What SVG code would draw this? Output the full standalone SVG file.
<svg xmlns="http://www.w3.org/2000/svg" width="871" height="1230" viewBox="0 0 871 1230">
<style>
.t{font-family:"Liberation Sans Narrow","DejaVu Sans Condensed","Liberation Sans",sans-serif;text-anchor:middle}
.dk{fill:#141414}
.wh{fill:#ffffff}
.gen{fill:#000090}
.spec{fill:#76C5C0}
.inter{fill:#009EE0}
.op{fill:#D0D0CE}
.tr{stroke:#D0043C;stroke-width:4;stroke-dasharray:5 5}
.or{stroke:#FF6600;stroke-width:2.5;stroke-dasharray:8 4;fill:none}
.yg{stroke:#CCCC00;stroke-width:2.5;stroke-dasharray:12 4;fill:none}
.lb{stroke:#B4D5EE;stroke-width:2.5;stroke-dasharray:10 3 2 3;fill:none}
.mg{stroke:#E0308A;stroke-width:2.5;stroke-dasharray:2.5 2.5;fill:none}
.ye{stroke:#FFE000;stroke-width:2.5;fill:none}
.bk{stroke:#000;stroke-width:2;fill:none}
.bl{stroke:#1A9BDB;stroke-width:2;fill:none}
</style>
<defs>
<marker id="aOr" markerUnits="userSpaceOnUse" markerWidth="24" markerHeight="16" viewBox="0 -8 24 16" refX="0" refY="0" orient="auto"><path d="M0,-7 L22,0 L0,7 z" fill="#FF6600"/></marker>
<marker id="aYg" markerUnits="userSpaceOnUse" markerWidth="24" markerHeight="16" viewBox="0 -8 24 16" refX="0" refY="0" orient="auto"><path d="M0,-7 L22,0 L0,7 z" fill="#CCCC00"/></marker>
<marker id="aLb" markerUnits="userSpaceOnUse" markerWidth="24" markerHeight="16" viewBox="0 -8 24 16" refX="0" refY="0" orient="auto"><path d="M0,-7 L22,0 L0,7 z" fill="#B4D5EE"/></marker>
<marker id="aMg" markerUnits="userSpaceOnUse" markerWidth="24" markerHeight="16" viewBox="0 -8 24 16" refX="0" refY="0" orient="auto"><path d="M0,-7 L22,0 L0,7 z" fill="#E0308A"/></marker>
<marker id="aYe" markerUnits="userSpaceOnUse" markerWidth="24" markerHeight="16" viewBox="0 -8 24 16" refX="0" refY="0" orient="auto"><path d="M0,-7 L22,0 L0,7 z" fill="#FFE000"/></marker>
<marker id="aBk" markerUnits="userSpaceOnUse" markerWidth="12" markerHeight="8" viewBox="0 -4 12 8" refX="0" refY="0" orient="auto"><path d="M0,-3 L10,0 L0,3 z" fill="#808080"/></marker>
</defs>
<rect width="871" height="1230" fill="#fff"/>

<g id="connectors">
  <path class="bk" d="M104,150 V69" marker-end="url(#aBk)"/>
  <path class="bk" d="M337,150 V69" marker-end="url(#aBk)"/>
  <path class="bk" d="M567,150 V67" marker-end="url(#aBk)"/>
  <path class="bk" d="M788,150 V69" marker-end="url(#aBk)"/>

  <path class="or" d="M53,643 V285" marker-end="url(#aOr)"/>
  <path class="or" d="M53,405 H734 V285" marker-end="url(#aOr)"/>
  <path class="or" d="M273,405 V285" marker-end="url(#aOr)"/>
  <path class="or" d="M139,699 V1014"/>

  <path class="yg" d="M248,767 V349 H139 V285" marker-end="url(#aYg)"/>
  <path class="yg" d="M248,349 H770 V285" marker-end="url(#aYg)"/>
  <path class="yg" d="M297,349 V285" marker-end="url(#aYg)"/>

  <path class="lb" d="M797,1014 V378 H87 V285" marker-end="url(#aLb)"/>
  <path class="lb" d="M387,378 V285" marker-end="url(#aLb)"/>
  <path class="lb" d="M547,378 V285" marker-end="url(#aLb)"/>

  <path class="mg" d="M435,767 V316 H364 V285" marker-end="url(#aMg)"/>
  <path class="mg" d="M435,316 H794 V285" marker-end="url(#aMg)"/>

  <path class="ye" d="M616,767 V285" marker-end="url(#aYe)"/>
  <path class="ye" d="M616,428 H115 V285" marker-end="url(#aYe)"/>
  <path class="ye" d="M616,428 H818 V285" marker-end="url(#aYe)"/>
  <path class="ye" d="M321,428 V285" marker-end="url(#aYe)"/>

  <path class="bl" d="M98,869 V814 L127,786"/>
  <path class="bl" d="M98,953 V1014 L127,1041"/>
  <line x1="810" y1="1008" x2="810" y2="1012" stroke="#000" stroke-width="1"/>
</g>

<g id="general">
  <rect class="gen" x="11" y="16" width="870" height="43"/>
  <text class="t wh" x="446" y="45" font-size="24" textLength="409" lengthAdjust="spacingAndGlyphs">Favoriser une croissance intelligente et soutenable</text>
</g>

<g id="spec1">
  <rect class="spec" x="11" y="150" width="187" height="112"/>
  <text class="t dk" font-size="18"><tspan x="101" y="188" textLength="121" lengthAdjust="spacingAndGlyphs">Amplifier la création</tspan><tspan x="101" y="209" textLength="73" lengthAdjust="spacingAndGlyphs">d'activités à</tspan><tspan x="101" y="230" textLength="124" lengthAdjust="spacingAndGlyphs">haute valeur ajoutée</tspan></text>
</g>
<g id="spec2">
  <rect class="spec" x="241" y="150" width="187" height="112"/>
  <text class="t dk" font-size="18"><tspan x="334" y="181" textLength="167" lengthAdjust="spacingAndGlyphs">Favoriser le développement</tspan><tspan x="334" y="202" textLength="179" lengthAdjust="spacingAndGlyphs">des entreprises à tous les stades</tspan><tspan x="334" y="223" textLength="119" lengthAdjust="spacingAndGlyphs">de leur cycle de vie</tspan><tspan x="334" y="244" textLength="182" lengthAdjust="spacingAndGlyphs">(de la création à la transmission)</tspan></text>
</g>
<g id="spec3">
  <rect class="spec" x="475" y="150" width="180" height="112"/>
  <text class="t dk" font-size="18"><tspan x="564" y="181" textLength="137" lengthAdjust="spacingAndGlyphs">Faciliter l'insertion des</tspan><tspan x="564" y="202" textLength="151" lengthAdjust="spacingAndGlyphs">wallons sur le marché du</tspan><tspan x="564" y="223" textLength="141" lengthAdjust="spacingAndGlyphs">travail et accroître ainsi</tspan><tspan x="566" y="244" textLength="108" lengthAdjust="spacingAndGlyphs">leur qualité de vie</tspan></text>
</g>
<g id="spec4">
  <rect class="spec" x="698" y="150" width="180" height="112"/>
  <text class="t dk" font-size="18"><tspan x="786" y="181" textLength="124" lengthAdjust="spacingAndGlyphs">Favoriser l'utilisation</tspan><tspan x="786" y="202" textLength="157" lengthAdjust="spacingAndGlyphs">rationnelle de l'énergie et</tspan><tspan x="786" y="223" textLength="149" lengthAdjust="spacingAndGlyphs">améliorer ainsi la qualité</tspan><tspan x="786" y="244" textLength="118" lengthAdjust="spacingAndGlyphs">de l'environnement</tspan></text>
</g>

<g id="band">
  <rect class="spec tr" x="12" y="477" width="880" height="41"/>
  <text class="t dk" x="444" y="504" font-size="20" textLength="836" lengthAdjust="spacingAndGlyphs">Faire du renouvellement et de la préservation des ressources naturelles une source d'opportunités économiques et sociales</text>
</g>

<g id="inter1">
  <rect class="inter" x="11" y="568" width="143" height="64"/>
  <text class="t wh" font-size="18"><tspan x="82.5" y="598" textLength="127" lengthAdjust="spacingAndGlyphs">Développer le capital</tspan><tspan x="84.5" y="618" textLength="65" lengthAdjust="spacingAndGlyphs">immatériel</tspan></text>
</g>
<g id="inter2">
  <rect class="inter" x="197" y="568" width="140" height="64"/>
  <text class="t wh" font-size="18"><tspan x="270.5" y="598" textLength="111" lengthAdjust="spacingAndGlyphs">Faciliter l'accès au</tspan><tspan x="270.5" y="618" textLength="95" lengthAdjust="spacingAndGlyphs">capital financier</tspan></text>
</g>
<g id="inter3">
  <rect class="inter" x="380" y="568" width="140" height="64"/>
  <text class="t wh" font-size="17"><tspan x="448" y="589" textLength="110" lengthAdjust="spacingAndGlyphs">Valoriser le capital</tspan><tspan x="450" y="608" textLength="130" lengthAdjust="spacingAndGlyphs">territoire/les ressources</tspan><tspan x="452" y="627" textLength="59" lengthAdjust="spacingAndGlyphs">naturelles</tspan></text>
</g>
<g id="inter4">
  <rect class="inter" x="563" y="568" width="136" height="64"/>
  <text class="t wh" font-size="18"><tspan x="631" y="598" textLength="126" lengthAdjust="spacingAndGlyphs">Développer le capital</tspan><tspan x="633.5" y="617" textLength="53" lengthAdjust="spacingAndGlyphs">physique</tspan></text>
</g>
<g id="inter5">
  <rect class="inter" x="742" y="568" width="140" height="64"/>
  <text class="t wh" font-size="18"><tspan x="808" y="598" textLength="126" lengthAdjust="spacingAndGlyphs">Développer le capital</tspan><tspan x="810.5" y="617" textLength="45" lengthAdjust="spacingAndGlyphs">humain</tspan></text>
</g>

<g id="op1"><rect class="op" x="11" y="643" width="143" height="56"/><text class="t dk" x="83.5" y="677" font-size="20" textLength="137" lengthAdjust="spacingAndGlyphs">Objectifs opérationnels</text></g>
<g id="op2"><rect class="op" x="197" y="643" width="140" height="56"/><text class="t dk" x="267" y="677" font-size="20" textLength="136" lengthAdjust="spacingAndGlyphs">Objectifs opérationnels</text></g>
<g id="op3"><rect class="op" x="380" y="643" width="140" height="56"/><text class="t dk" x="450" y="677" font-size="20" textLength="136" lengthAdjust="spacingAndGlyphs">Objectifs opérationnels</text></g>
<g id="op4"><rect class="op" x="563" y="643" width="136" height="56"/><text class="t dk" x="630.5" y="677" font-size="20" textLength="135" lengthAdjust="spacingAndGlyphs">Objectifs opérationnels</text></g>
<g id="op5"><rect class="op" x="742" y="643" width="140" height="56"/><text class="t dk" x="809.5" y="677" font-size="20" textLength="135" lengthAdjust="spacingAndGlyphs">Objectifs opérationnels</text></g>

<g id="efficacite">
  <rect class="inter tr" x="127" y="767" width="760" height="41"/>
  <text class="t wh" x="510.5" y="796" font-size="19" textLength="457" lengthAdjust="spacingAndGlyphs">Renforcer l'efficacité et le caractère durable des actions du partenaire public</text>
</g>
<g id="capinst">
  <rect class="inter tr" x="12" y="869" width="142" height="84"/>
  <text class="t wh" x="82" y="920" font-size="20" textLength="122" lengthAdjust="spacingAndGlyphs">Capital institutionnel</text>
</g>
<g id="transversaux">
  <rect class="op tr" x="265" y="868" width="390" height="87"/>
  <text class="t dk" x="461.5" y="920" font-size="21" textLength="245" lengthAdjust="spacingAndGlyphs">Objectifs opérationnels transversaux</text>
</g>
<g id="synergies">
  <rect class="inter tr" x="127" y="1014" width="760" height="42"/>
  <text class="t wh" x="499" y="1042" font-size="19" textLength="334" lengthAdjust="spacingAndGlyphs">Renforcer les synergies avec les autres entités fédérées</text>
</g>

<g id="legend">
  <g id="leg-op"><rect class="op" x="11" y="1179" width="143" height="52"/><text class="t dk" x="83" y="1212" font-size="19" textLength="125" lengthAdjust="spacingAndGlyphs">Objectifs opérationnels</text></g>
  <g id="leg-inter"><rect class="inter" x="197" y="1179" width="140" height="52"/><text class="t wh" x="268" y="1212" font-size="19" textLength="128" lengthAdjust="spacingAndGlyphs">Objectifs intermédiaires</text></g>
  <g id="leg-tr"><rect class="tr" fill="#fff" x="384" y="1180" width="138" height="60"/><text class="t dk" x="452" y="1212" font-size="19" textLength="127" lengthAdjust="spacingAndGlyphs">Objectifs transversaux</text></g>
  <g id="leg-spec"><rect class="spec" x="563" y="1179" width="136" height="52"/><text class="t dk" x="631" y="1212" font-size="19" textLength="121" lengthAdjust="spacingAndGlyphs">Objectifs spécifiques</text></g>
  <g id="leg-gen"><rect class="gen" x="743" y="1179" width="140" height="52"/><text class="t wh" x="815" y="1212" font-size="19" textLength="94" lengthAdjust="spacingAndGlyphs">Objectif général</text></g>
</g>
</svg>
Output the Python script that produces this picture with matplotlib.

» Task directions: Identify each line in the records above that contains the word "Output", and copy it out in full.

» In response:
What SVG code would draw this? Output the full standalone SVG file.
Output the Python script that produces this picture with matplotlib.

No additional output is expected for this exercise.